▶ WHAT THIS TASK INVOLVES
Set down every entry again word for word, please, but skip the pictures.

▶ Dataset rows

[START]

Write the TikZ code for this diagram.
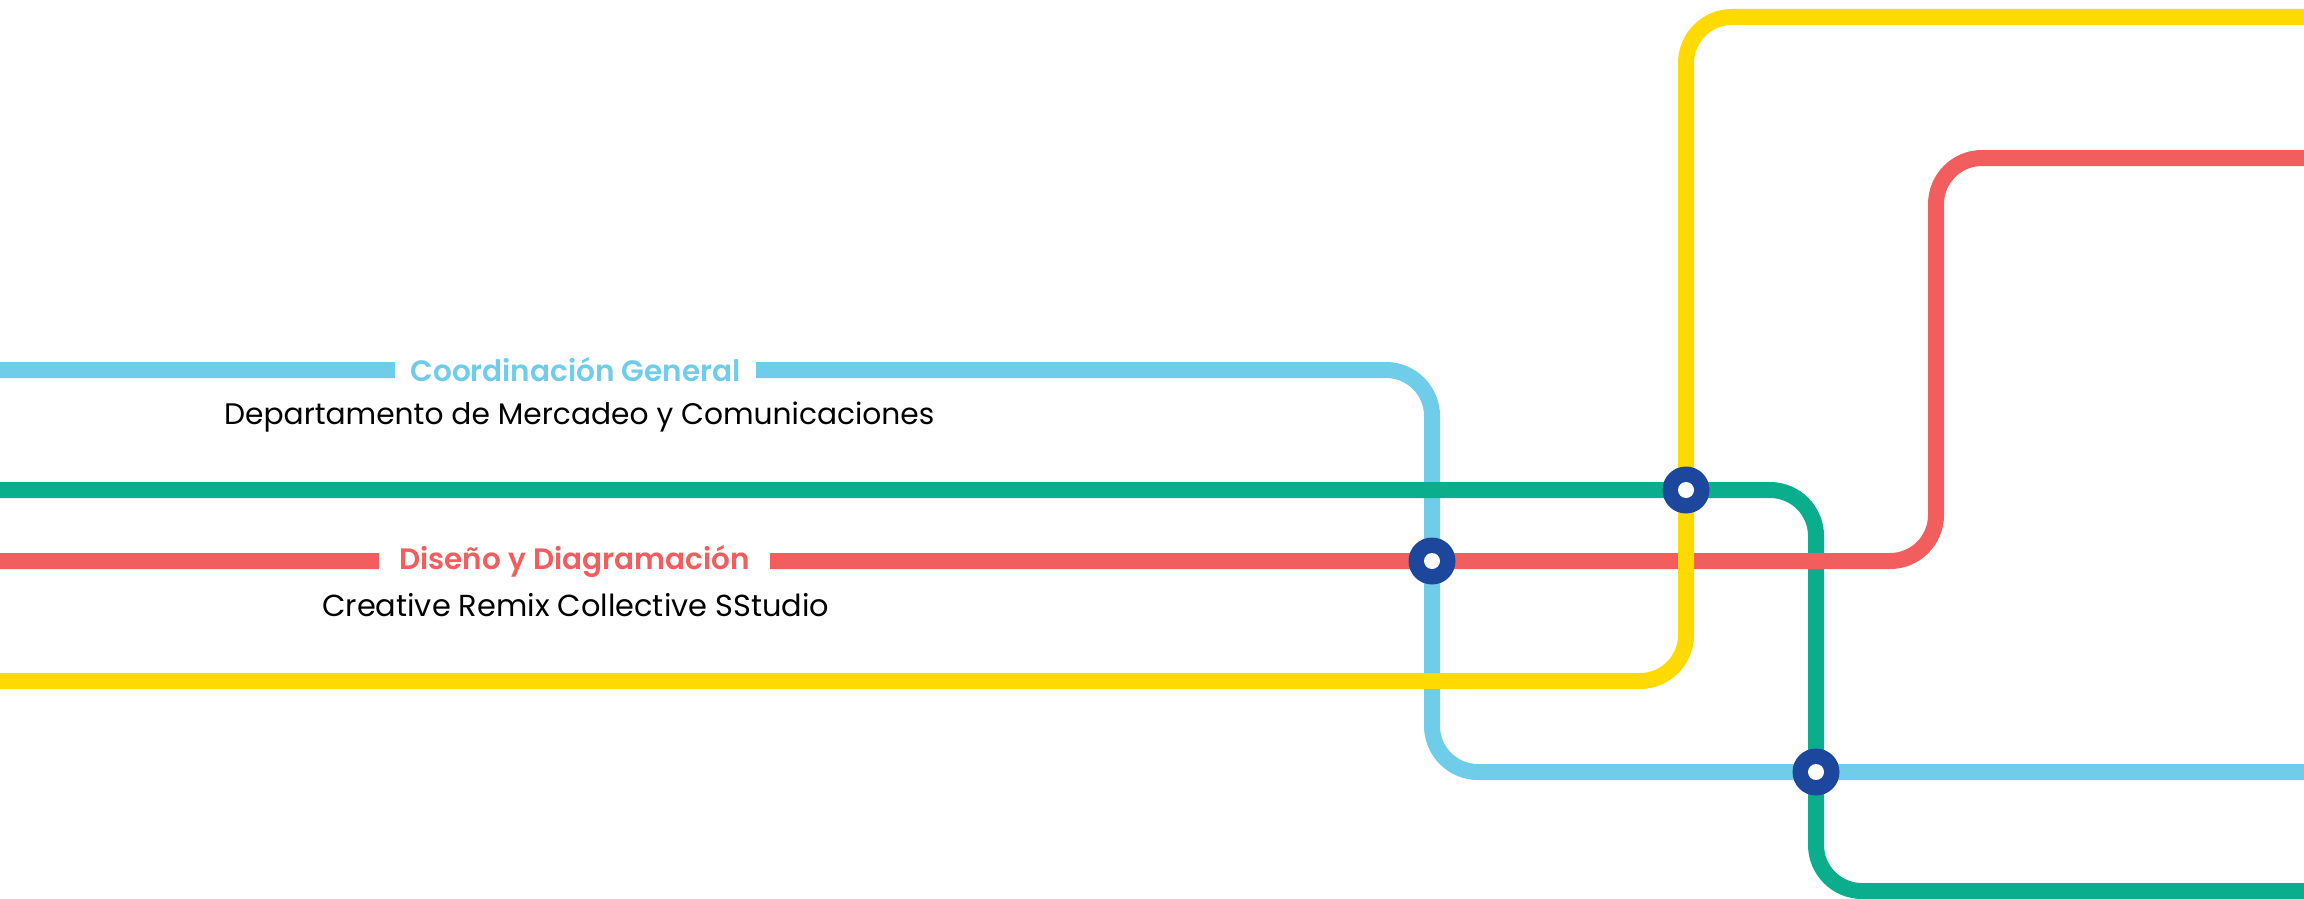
\documentclass[tikz,border=0pt]{standalone}
\usepackage{fontspec}
\setmainfont{Poppins}[BoldFont={Poppins SemiBold}]
\definecolor{lblue}{HTML}{6FCDEA}
\definecolor{lgreen}{HTML}{0AAD8C}
\definecolor{lred}{HTML}{F25E5E}
\definecolor{lyellow}{HTML}{FFDA00}
\definecolor{navy}{HTML}{1D469D}
\tikzset{
  metro/.style={line width=16pt, rounded corners=46pt},
  gaplabel/.style={fill=white, inner sep=0pt, minimum height=34pt, font=\fontsize{29.5}{29.5}\selectfont\bfseries},
  bodytext/.style={anchor=base west, inner sep=0pt, font=\fontsize{29.7}{29.7}\selectfont, text=black},
  station/.style={circle, fill=navy, minimum size=47pt, inner sep=0pt},
  stationhole/.style={circle, fill=white, minimum size=16pt, inner sep=0pt}
}
\begin{document}
\begin{tikzpicture}[x=1pt,y=-1pt]
\useasboundingbox (0,0) rectangle (2304,899);
% coordinates
\coordinate (bA) at (0,370);
\coordinate (bB) at (1432,370);
\coordinate (bC) at (1432,772);
\coordinate (bD) at (2304,772);
\coordinate (gA) at (0,490);
\coordinate (gB) at (1816,490);
\coordinate (gC) at (1816,891);
\coordinate (gD) at (2304,891);
\coordinate (rA) at (0,561);
\coordinate (rB) at (1936,561);
\coordinate (rC) at (1936,158);
\coordinate (rD) at (2304,158);
\coordinate (yA) at (0,681);
\coordinate (yB) at (1686,681);
\coordinate (yC) at (1686,17);
\coordinate (yD) at (2304,17);
% lines (order: blue, green, red, yellow)
\draw[metro, lblue] (bA) -- (bB) -- (bC) -- (bD);
\node[gaplabel, minimum width=361pt, text=lblue] (coord) at (575.5,370) {Coordinación General};
\draw[metro, lgreen] (gA) -- (gB) -- (gC) -- (gD);
\draw[metro, lred] (rA) -- (rB) -- (rC) -- (rD);
\node[gaplabel, minimum width=391pt, text=lred] (dis) at (574.5,561) {Diseño y Diagramación};
\draw[metro, lyellow] (yA) -- (yB) -- (yC) -- (yD);
% texts
\node[bodytext] (dep) at (224,424) {Departamento de Mercadeo y Comunicaciones};
\node[bodytext, font=\fontsize{30.4}{30.4}\selectfont] (cre) at (322,616) {Creative Remix Collective SStudio};
% stations
\node[station] (s1) at (1432,561) {};
\node[stationhole] at (s1) {};
\node[station] (s2) at (1686,490) {};
\node[stationhole] at (s2) {};
\node[station] (s3) at (1816,772) {};
\node[stationhole] at (s3) {};
\end{tikzpicture}
\end{document}
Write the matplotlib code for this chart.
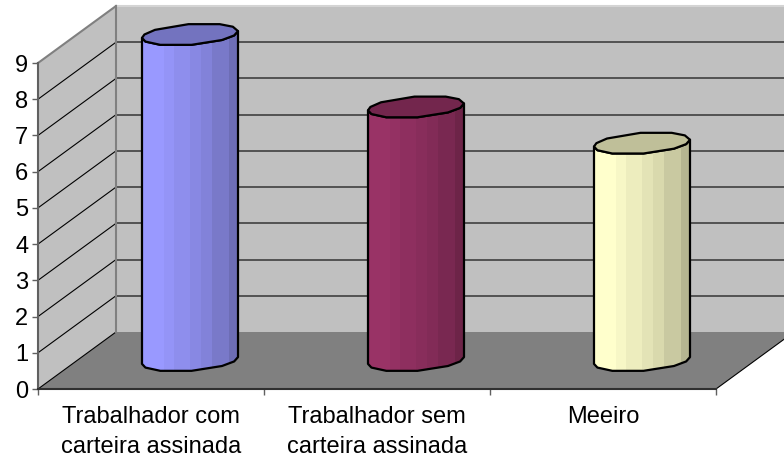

[END]

▶ WORKED ANSWER
Write the TikZ code for this diagram.
\documentclass[tikz,border=0pt]{standalone}
\usepackage{fontspec}
\setmainfont{Poppins}[BoldFont={Poppins SemiBold}]
\definecolor{lblue}{HTML}{6FCDEA}
\definecolor{lgreen}{HTML}{0AAD8C}
\definecolor{lred}{HTML}{F25E5E}
\definecolor{lyellow}{HTML}{FFDA00}
\definecolor{navy}{HTML}{1D469D}
\tikzset{
  metro/.style={line width=16pt, rounded corners=46pt},
  gaplabel/.style={fill=white, inner sep=0pt, minimum height=34pt, font=\fontsize{29.5}{29.5}\selectfont\bfseries},
  bodytext/.style={anchor=base west, inner sep=0pt, font=\fontsize{29.7}{29.7}\selectfont, text=black},
  station/.style={circle, fill=navy, minimum size=47pt, inner sep=0pt},
  stationhole/.style={circle, fill=white, minimum size=16pt, inner sep=0pt}
}
\begin{document}
\begin{tikzpicture}[x=1pt,y=-1pt]
\useasboundingbox (0,0) rectangle (2304,899);
% coordinates
\coordinate (bA) at (0,370);
\coordinate (bB) at (1432,370);
\coordinate (bC) at (1432,772);
\coordinate (bD) at (2304,772);
\coordinate (gA) at (0,490);
\coordinate (gB) at (1816,490);
\coordinate (gC) at (1816,891);
\coordinate (gD) at (2304,891);
\coordinate (rA) at (0,561);
\coordinate (rB) at (1936,561);
\coordinate (rC) at (1936,158);
\coordinate (rD) at (2304,158);
\coordinate (yA) at (0,681);
\coordinate (yB) at (1686,681);
\coordinate (yC) at (1686,17);
\coordinate (yD) at (2304,17);
% lines (order: blue, green, red, yellow)
\draw[metro, lblue] (bA) -- (bB) -- (bC) -- (bD);
\node[gaplabel, minimum width=361pt, text=lblue] (coord) at (575.5,370) {Coordinación General};
\draw[metro, lgreen] (gA) -- (gB) -- (gC) -- (gD);
\draw[metro, lred] (rA) -- (rB) -- (rC) -- (rD);
\node[gaplabel, minimum width=391pt, text=lred] (dis) at (574.5,561) {Diseño y Diagramación};
\draw[metro, lyellow] (yA) -- (yB) -- (yC) -- (yD);
% texts
\node[bodytext] (dep) at (224,424) {Departamento de Mercadeo y Comunicaciones};
\node[bodytext, font=\fontsize{30.4}{30.4}\selectfont] (cre) at (322,616) {Creative Remix Collective SStudio};
% stations
\node[station] (s1) at (1432,561) {};
\node[stationhole] at (s1) {};
\node[station] (s2) at (1686,490) {};
\node[stationhole] at (s2) {};
\node[station] (s3) at (1816,772) {};
\node[stationhole] at (s3) {};
\end{tikzpicture}
\end{document}
Write the matplotlib code for this chart.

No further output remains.